Coaches were built on both new and second-hand chassis, the latter generally being older models with bodies life expired or increasingly deemed out of date by the advancing style and technology of the coachbuilders. Large numbers of vehicles were bodied during this period, chassis names which predominated were AEC, ADC, Bedford, Crossley, Dennis Dodge and Leyland amongst others. The business changed it’s name to F.W.Plaxton and Son, reflecting the involvement of Frederick Jnr, universally known as Eric.
Growth resulted in the construction of the new works at Seamer Rd, on the then outskirts of Scarborough in 1936, such was the rate of expansion that an extension was under construction almost as soon as the initial building had been completed. This plant was to remain the company headquarters until 1986.
By the close of the decade, Plaxton had grown to become a recognised name among coach operators, output for the period is uncertain but is suggested as being around 4 or 5 a week, this would have meant an annual figure of around 250 vehicles but this could have been a somewhat conservative estimate.

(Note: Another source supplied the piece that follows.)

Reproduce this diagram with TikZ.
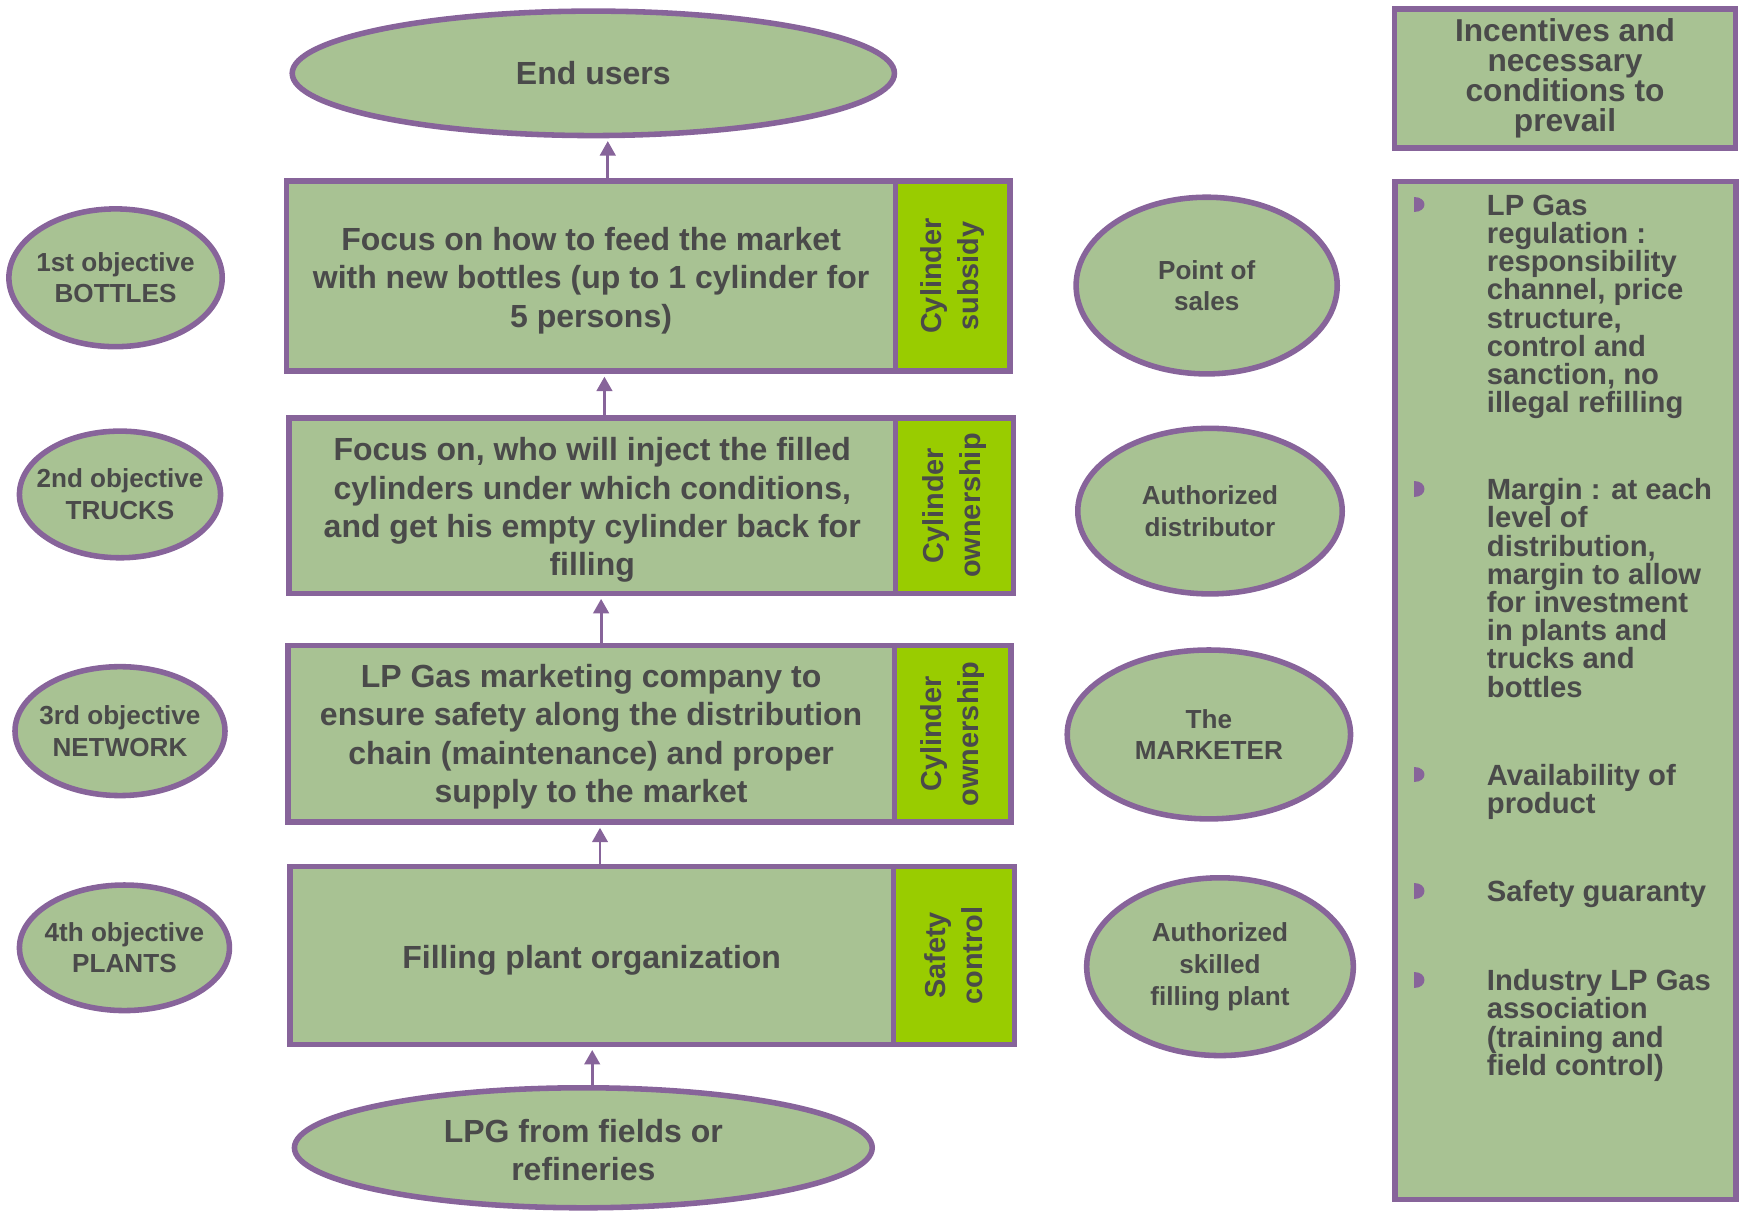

Darker days lay ahead and with the outbreak of war in 1939, all vehicle production ceased but output remained in the transport field as the joinery skills turned to making countless ammunition cases and transit cases for aero engines and airframe sections. A serious fire broke out at Seamer Rd in 1943, this destroyed most of the records of the company prior to this date, those which survived offer the only indication of the company’s early days.
The war took it’s toll on the availability of skilled labour but as the company was involved in significant wartime duties, a core of carpentry and joinery skill remained and within a few months of the war being over, production of coaches restarted and Plaxton was back in business again.